Cockin's win in the 1968 Dutch Open was also after a playoff. He had led after two rounds but finished in a tie with Ángel Gallardo from Spain and Australian Bob Shaw. In the playoff, Shaw went out at the second hole and Cockin won with a three at the third extra hole. Cockin played in the Open Championship in 1967 at Royal Liverpool and in 1968 at Carnoustie. He finished 55th in 1967, having just made the cut after a hole in one in the second round at the 11th hole. In 1968, he again made the second-round but missed the third-round cut that was introduced that year.

== Affiliations ==
Cockin served as chairman of the board of the PGA of Sweden 1974-1980 and 1983-1996.

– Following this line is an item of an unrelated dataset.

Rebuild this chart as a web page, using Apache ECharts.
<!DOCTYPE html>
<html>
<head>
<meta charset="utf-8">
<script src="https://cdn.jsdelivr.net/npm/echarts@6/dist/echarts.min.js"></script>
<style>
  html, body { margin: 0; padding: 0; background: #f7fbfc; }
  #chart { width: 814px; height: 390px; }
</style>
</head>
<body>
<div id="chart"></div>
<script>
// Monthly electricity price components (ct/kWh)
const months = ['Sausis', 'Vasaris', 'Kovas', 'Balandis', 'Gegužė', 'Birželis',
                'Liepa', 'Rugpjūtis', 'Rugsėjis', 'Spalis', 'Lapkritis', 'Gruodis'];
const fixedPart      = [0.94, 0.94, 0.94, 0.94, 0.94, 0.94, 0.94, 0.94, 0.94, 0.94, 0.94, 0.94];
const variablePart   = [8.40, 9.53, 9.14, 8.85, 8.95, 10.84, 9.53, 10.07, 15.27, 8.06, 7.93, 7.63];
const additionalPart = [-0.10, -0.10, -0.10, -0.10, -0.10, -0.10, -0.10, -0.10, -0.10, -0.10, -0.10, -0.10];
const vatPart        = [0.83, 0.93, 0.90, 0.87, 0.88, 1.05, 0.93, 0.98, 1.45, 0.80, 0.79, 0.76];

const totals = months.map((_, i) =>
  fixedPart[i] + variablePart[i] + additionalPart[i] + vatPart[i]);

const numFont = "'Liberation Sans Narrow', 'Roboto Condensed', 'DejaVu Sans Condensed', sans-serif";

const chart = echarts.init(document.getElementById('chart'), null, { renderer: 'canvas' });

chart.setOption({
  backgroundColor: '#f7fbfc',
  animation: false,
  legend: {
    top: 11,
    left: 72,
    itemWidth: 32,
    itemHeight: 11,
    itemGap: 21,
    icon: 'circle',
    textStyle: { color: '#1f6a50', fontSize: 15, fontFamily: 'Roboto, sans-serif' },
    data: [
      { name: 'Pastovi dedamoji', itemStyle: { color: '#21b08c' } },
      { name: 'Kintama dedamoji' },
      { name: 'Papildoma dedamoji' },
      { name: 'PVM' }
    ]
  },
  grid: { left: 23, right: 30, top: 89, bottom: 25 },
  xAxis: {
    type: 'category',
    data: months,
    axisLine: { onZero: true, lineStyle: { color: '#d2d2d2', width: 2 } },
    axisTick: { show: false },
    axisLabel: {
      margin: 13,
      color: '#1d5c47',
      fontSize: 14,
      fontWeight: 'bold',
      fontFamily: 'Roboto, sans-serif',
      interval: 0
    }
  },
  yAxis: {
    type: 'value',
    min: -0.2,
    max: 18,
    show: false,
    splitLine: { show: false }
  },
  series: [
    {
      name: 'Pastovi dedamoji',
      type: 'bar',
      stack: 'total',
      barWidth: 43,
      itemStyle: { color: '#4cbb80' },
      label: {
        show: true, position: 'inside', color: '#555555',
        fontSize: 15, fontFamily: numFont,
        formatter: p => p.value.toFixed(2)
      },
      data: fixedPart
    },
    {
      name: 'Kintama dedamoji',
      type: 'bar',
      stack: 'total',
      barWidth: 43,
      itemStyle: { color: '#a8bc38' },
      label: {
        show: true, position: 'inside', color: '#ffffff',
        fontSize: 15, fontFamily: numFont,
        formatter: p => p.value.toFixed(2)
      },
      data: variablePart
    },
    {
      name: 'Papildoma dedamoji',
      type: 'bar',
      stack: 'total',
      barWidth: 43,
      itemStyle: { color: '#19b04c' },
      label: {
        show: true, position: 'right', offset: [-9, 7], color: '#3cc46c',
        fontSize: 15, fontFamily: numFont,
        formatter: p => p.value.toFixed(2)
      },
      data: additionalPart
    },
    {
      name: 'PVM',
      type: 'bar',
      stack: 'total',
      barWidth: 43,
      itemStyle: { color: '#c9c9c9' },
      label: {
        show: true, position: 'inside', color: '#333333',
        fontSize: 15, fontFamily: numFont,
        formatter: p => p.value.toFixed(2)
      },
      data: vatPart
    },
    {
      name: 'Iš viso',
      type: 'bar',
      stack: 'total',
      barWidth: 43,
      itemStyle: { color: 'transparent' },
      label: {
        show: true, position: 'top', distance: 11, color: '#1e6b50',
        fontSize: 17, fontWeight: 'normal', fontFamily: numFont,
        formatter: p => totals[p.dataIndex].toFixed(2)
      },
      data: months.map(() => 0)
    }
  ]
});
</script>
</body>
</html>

==Personal life and death==
Cockin attended Beverley Grammar School. He was twice married: to Doris, with whom he had two children, and to Gudrun, with whom he had a further child.

John Cockin died on 1 January 2024, 27 days before his 85th birthday.

==Awards and honors==
- 1980 PGA of Sweden Merit Sign in Gold
- 1988 Honorary member of PGA of Sweden

==Professional wins (8)==
===Important British and European wins (2)===

| No. | Date | Tournament | Winning score | Margin of victory | Runner(s)-up | Ref. |
|---|---|---|---|---|---|---|
| 1 | 6 May 1967 | Penfold Tournament | 68-72-71-64=275 | Playoff | AUS Stan Peach |  |
| 2 | 22 Jul 1968 | Dutch Open | 72-69-75-76=292 | Playoff | ESP Ángel Gallardo, AUS Bob Shaw |  |

===Other wins (6)===
- 1964 Penfold Cup (Sweden)
- 1966 Dunlop Cup (Sweden)
- 1973 Liz Cup (Sweden)
- 1975 Knallecuppen Pro-Am (Borås, Sweden) (with Anders Brandter)
- 1976 Knallecuppen Pro-Am (Borås, Sweden) (with Anders Brandter)
- 1976 Swedish PGA Championship

==Results in major championships==

| Tournament | 1967 | 1968 |
|---|---|---|
| The Open Championship | 55 | CUT |

Note: Cockin only played in The Open Championship.